I have a 454 International tractor with a model 2050 loader. One of my lift hydraulic lift :dazed:cylinders is leaking around the end that has the large hex nut. The hex nut seems to be loose but will not tighten. I have a service manual but it does not show a diagram of the cylinder. I plan on installing new seals and packing but don't want to try it without a diagram. Anyone have a suggestion.

Thanks


----------



## Country Boy (Mar 18, 2010)

It doesn't appear that there are any diagrams for that loader on Case IH's website. Hydraulic cylinders are extremely simple. You have a seal on the top cap and an o-ring with some backer rings around the piston.

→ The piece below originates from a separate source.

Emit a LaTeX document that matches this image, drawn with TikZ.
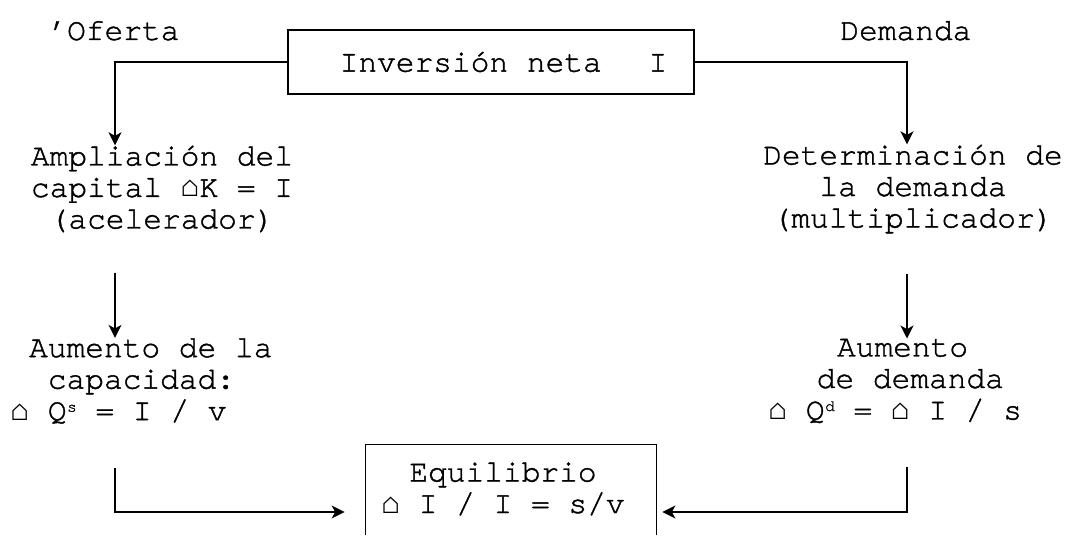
\documentclass[tikz,border=0pt]{standalone}
\usepackage{fontspec}
\setmainfont{TeX Gyre Cursor}[FakeBold=1.3]
\newfontfamily\lmono{Liberation Mono}
\usetikzlibrary{arrows.meta}
\newcommand\hs{{\lmono ⌂}}
\newcommand\msp{\hspace*{0.6em}}
\newcommand\sups[1]{\kern0.02em\raisebox{0.65ex}{\fontsize{8pt}{8pt}\selectfont #1}}
\begin{document}
\begin{tikzpicture}[x=0.5pt,y=-0.5pt,
  every node/.style={font=\fontsize{15.6pt}{15.75pt}\selectfont, inner sep=0pt},
  line/.style={line width=0.75pt},
  arr/.style={line width=0.75pt, -{Stealth[length=6.5pt,width=6.5pt,inset=1.8pt]}},
  box/.style={draw, line width=0.75pt}]
\useasboundingbox (0,0) rectangle (1074,535);
\coordinate (lx) at (115,0);
\coordinate (rx) at (907,0);

\node[anchor=base west] (of) at (48,40) {’Oferta};
\node[anchor=base west] (dem) at (840,40) {Demanda};
\node[box, minimum width=203pt, minimum height=32pt] (inv) at (491,62) {\hspace*{0.8em}Inversión neta\hspace*{1.5em}I};

\node[align=center] (amp) at (162,189) {Ampliación del\\capital \hs K = I\\(acelerador)};
\node[align=center] (det) at (913,189) {Determinación de\\la demanda\\(multiplicador)};

\node[align=left, anchor=west] (aums) at (10,381) {\msp Aumento de la\\\msp\msp capacidad:\\\hs\ Q\sups{s} = I / v};
\node[align=left, anchor=west] (aumd) at (768,381) {\hspace*{2.2em}Aumento\\\hspace*{1.55em}de demanda\\\hs\ Q\sups{d} = \hs\ I / s};

\node[minimum width=145pt, minimum height=45pt] (eq) at (511,490) {};
\draw[line] (eq.south west) -- (eq.north west) -- (eq.north east) -- (eq.south east);
\node[align=center] (eqt) at (503,489) {Equilibrio\\\hs\ I / I = s/v};

\draw[arr] (inv.west) -| (amp.north -| lx);
\draw[arr] (inv.east) -| (det.north -| rx);
\draw[arr, shorten <=20pt] (amp.south -| lx) -- (aums.north -| lx);
\draw[arr, shorten <=20pt] (det.south -| rx) -- (aumd.north -| rx);
\draw[arr, shorten <=22pt, shorten >=10.5pt] (aums.south -| lx) |- ([yshift=-11pt]eq.west);
\draw[arr, shorten <=22pt, shorten >=3pt] (aumd.south -| rx) |- ([yshift=-11pt]eq.east);
\end{tikzpicture}
\end{document}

I've rebuilt many of them, and they are all pretty similar. If you are stumped on how to get it apart, try calling your local IH dealer and asking there. If its a thread-on end, then it may be stuck, or there may be a lock pin or set screw holding it in.


----------



## rthomp454 (May 19, 2011)

Thanks Country Boy. I plan on removing the cylinder this weekend and do some investigation. Thanks again.


----------



## rthomp454 (May 19, 2011)

Removed the cylinder from my loader. I could not get it apart so I carried it to a local hydraulic shop. The honed the cylinder and put it new seals for $ 150.00 and it works like a new.


----------



## Country Boy (Mar 18, 2010)

Glad to hear you got it going!


----------